但し大乗思想が生み出しし「依正不二」と云ふ概念は現代の抱える大問題としての実情とまさに合致して居る。

 


其れは現代社会が須らく問題を巨大化して居ると云ふ其の事実にこそ符合するものでもあらう。

 

 

 

或は其れは自然科学により自然現象がほぼ客体化されしことに由来して居るのやもしれぬ。

其の部分を「依正不二」と云ふ概念にて捉へれば元来相剋しつつも相即する関係にありし自然と人間の関係がほぼ完全に切り離され自然其のものがタダの物と化してしもうた。

 


古来より東洋思想に限らず文明を受け容れて居なひ世界観に於ひては自然はほぼ神に等しくまさしく神聖なるものであった。

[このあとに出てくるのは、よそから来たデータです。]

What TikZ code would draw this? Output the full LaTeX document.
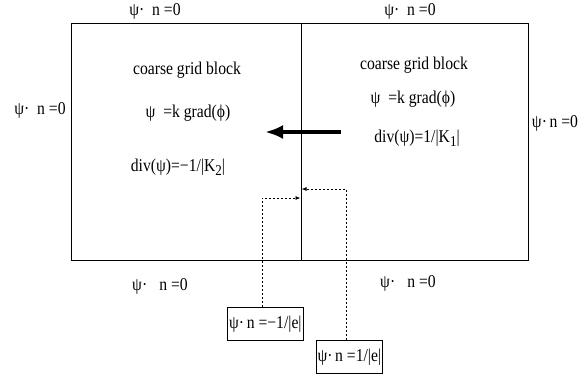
\documentclass[tikz,border=0pt]{standalone}
\usepackage{fontspec}
\setmainfont{Liberation Serif}
\usetikzlibrary{arrows.meta}
\newcommand\cz[1]{\scalebox{0.87}[1]{#1}}
\begin{document}
\begin{tikzpicture}[x=1pt,y=-1pt,
  txt/.style={inner sep=0pt, font=\fontsize{18}{20}\selectfont},
  fluxbox/.style={draw, line width=0.8pt, inner sep=0pt, minimum height=33pt, font=\fontsize{18}{20}\selectfont},
  edge/.style={line width=0.8pt},
  dotarrow/.style={line width=0.8pt, dash pattern=on 2pt off 2pt, -{Latex[length=5pt,width=4pt]}},
  bigarrow/.style={line width=4.5pt, -{Latex[length=18pt,width=14pt]}}]
\useasboundingbox (0,0) rectangle (585,376);
% blocks
\node[draw, edge, minimum width=230pt, minimum height=237pt, inner sep=0pt, anchor=north west] (left) at (71,23) {};
\node[draw, edge, minimum width=227pt, minimum height=237pt, inner sep=0pt, anchor=north west] (right) at (301,23) {};
% boundary labels
\node[txt] (tl) at (155,11) {\cz{ψ·\ \ n =0}};
\node[txt] (tr) at (410,11) {\cz{ψ·\ \ n =0}};
\node[txt] (ll) at (40,110) {\cz{ψ·\ \ n =0}};
\node[txt] (rl) at (555,123) {\cz{ψ·\,n =0}};
\node[txt] (bl) at (160,286) {\cz{ψ·\hspace{14pt}n =0}};
\node[txt] (br) at (408,283) {\cz{ψ·\hspace{14pt}n =0}};
% left block text
\node[txt] (l1) at (187,70) {\cz{coarse grid block}};
\node[txt] (l2) at (188,113) {\cz{ψ\ \ =k grad(ϕ)}};
\node[txt] (l3) at (178,167) {\cz{div(ψ)=−1/|K\raisebox{-4pt}{\fontsize{15}{15}\selectfont 2}|}};
% right block text
\node[txt] (r1) at (414,65) {\cz{coarse grid block}};
\node[txt] (r2) at (413,99) {\cz{ψ\ \ =k grad(ϕ)}};
\node[txt] (r3) at (417,138) {\cz{div(ψ)=1/|K\raisebox{-4pt}{\fontsize{15}{15}\selectfont 1}|}};
% thick arrow
\coordinate (as) at (341,132);
\coordinate (ae) at (265,132);
\draw[bigarrow] (as) -- (ae);
% flux boxes
\node[fluxbox, minimum width=76pt, anchor=north west] (b1) at (227,307) {\cz{ψ·\,n =−1/|e|}};
\node[fluxbox, minimum width=66pt, anchor=north west] (b2) at (316,340) {\cz{ψ·\,n =1/|e|}};
% dotted connectors
\coordinate (d1) at (300.5,198);
\coordinate (d2) at (301.5,189);
\draw[dotarrow] ([xshift=-3pt]b1.north) |- (d1);
\draw[dotarrow] ([xshift=-3pt]b2.north) |- (d2);
\end{tikzpicture}
\end{document}
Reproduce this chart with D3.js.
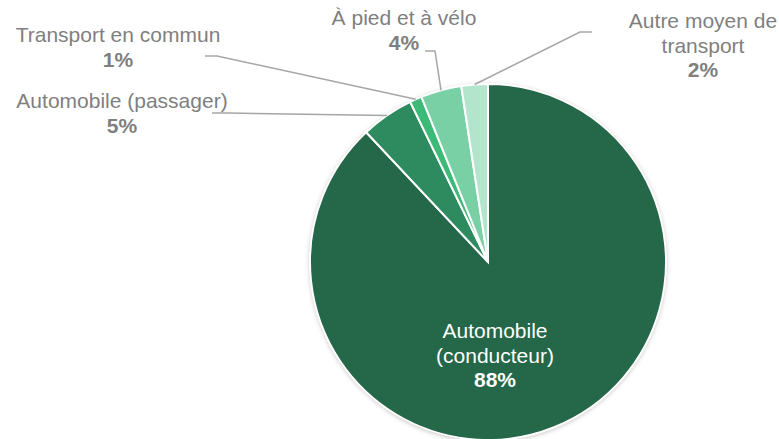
<!DOCTYPE html>
<html>
<head>
<meta charset="utf-8">
<script src="https://cdn.jsdelivr.net/npm/d3@7"></script>
<style>
body{margin:0;background:#fff;}
svg{display:block;font-family:"Liberation Sans",Arial,sans-serif;}
</style>
</head>
<body>
<div id="chart"></div>
<script>
let categories=["Automobile (conducteur)","Automobile (passager)","Transport en commun","À pied et à vélo","Autre moyen de transport"];
let values=[88.0,4.8,1.1,3.7,2.4];
let colors=["#246749","#2e8b5f","#3dba77","#79d0a4","#b3e5cc"];

let width=779, height=439;
let cx=488, cy=262, radius=178;

let svg=d3.select("#chart").append("svg")
.attr("width",width)
.attr("height",height);

let defs=svg.append("defs");
let f=defs.append("filter").attr("id","shadow")
.attr("x","-10%").attr("y","-10%").attr("width","120%").attr("height","120%");
f.append("feDropShadow")
.attr("dx",0).attr("dy",1)
.attr("stdDeviation",2.5)
.attr("flood-color","#000")
.attr("flood-opacity",0.3);

let pie=d3.pie().sort(null).value(d=>d)(values);
let arc=d3.arc().innerRadius(0).outerRadius(radius);

let g=svg.append("g").attr("transform","translate("+cx+","+cy+")");

g.append("circle").attr("r",radius).attr("fill","#fff").attr("filter","url(#shadow)");

g.selectAll("path.slice")
.data(pie)
.enter()
.append("path")
.attr("class","slice")
.attr("d",arc)
.attr("fill",(d,i)=>colors[i])
.attr("stroke","#fff")
.attr("stroke-width",2);

// outside labels: [lines of text, x center, first baseline, elbow points]
let outside=[
  null,
  {lines:["Automobile (passager)"],x:122,y:108,elbow:[[212,113],[228,113]]},
  {lines:["Transport en commun"],x:118,y:42,elbow:[[205,56],[217,56]]},
  {lines:["À pied et à vélo"],x:404,y:25,elbow:[[425,51],[435,51]]},
  {lines:["Autre moyen de","transport"],x:703,y:28,elbow:[[592,32],[580,32]]}
];

function edgePoint(d){
  let a=(d.startAngle+d.endAngle)/2;
  return [cx+radius*Math.sin(a),cy-radius*Math.cos(a)];
}

let lineGen=d3.line();
let grey="#7f7f7f";

pie.forEach(function(d,i){
  let lab=outside[i];
  let pct=Math.round(values[i])+"%";
  if(!lab){
    let t=svg.append("text")
    .attr("text-anchor","middle")
    .attr("fill","#fff")
    .attr("font-size",21);
    let parts=["Automobile","(conducteur)"];
    parts.forEach(function(p,k){
      t.append("tspan").attr("x",495).attr("y",338+k*24.5).text(p);
    });
    t.append("tspan").attr("x",495).attr("y",338+2*24.5).attr("font-weight","bold").text(pct);
    return;
  }
  let pts=lab.elbow.concat([edgePoint(d)]);
  svg.append("path")
  .attr("d",lineGen(pts))
  .attr("fill","none")
  .attr("stroke","#a6a6a6")
  .attr("stroke-width",1.5);

  let t=svg.append("text")
  .attr("text-anchor","middle")
  .attr("fill",grey)
  .attr("font-size",21);
  lab.lines.forEach(function(p,k){
    t.append("tspan").attr("x",lab.x).attr("y",lab.y+k*24.5).text(p);
  });
  t.append("tspan").attr("x",lab.x).attr("y",lab.y+lab.lines.length*24.5)
  .attr("font-weight","bold").text(pct);
});
</script>
</body>
</html>
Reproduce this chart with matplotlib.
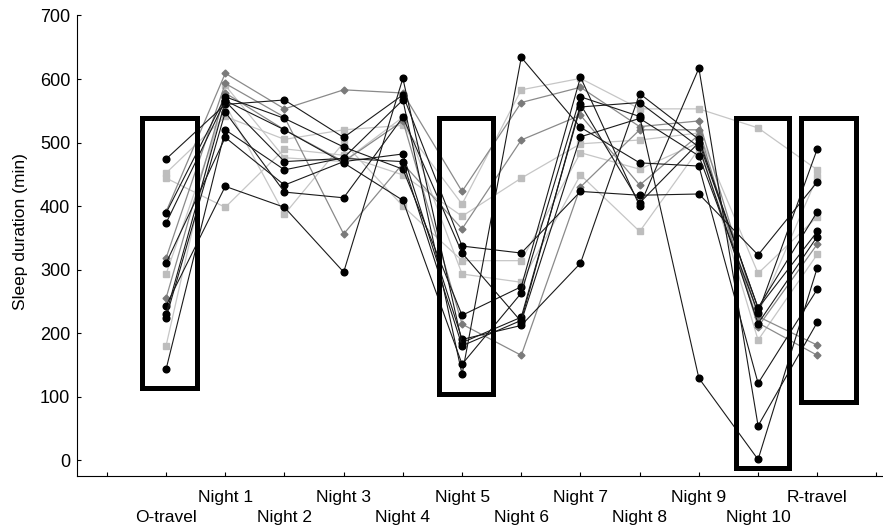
import matplotlib
matplotlib.use("Agg")
import matplotlib.pyplot as plt
from matplotlib.patches import Rectangle

plt.rcParams['font.family'] = ['Liberation Sans', 'DejaVu Sans']

# nights (positions 1..12 on the x axis)
nights = ['O-travel', 'Night 1', 'Night 2', 'Night 3', 'Night 4', 'Night 5',
          'Night 6', 'Night 7', 'Night 8', 'Night 9', 'Night 10', 'R-travel']

# sleep duration (min) per subject
black_subjects = [
    [474, 560, 567, 508, 575, 337, 326, 423, 417, 419, 323, 438],
    [143, 520, 457, 476, 567, 135, 634, 524, 468, 463, 121, 269],
    [310, 508, 433, 470, 482, 190, 212, 310, 577, 505, 239, 360],
    [389, 572, 538, 493, 458, 228, 273, 603, 400, 617, 54, 217],
    [373, 566, 520, 468, 409, 151, 263, 572, 541, 129, 1, 303],
    [243, 431, 398, 296, 601, 185, 225, 556, 563, 493, 215, 352],
    [224, 548, 422, 413, 540, 326, 218, 509, 538, 479, 232, 490],
    [230, 565, 470, 475, 470, 180, 220, 560, 405, 500, 240, 391],
]
gray_subjects = [
    [391, 609, 553, 583, 578, 423, 563, 587, 525, 534, 226, 181],
    [318, 593, 540, 356, 467, 364, 504, 543, 433, 512, 216, 165],
    [255, 578, 520, 470, 534, 214, 165, 430, 520, 520, 210, 340],
]
light_subjects = [
    [452, 541, 505, 520, 527, 403, 583, 601, 553, 553, 523, 457],
    [444, 398, 490, 480, 449, 384, 444, 498, 504, 515, 294, 383],
    [293, 560, 387, 500, 400, 314, 314, 484, 458, 500, 189, 324],
    [180, 590, 476, 470, 540, 293, 280, 449, 360, 490, 230, 446],
]

# highlighted travel / recovery periods (x0, x1, y0, y1 in data units)
boxes = [(0.59, 1.52, 114, 539), (5.61, 6.53, 104, 538),
         (10.62, 11.52, -13, 538), (11.73, 12.66, 92, 538)]

x = list(range(1, len(nights) + 1))

fig = plt.figure(figsize=(8.83, 5.29), dpi=100)
ax = fig.add_axes([0.0875, 0.1002, 0.9125, 0.8705])

for s in light_subjects:
    ax.plot(x, s, color='#c6c6c6', lw=0.9, marker='s', ms=4.5,
            mfc='#bdbdbd', mec='#bdbdbd', zorder=2)
for s in gray_subjects:
    ax.plot(x, s, color='#8a8a8a', lw=0.9, marker='D', ms=3.5,
            mfc='#7a7a7a', mec='#7a7a7a', zorder=3)
for s in black_subjects:
    ax.plot(x, s, color='#1a1a1a', lw=0.8, marker='o', ms=4.8,
            mfc='black', mec='black', zorder=4)

for x0, x1, y0, y1 in boxes:
    ax.add_patch(Rectangle((x0, y0), x1 - x0, y1 - y0, fill=False,
                           ec='black', lw=3.6, zorder=6, clip_on=False))

ax.set_xlim(-0.5, 13.11)
ax.set_ylim(-25, 700)
ax.set_yticks(range(0, 701, 100))
ax.set_xticks(range(0, 14))
labels = [''] + [n if i % 2 else '\n' + n for i, n in enumerate(nights)] + ['']
ax.set_xticklabels(labels, fontsize=12.5, linespacing=1.45)
ax.tick_params(axis='y', labelsize=13, direction='in', length=3, pad=5)
ax.tick_params(axis='x', direction='in', length=3, pad=10)

ax.spines['top'].set_visible(False)
ax.spines['right'].set_visible(False)
ax.set_ylabel('Sleep duration (min)', fontsize=12.5)
ax.yaxis.set_label_coords(-0.061, 0.53)

fig.savefig('out.png', dpi=100)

其の神聖なるものをあへて客体化して切り刻む其の野蛮なる行為につき文明人の一体誰が其の責を負ふと云ふのだらうか。

 

 

 

確かに根本としての人間の抱へる問題は其の相対分離と云ふ人間が抱へる業の部分にこそ存して居やう。

されど其処まで遡らずともまさに人間の行為は暴虐的でありまるで赦されぬものだ。

 


尤も其れも個としての人間の行為に問題があるのではなくまさに社会としての人間の行為にこそ其の大問題が存して居やう。

 


尚、大衆と云ふ概念は残念ながら其の社会化過程にしかと組み込まれて居やう。

であるからこそ道徳的に可成に其れはヤバひ訳だ。

 


もういっそのこと大衆であることを止めて皆家に閉じこもってみてはどうか?

 


閉じ籠りだとかが確かに大問題となって居るがわたくしに言わせれば閉じ籠りなどまさに屁のやうなもので一番マズひのは兎に角人間が社会的に群れた上で悪事を働くことだらう。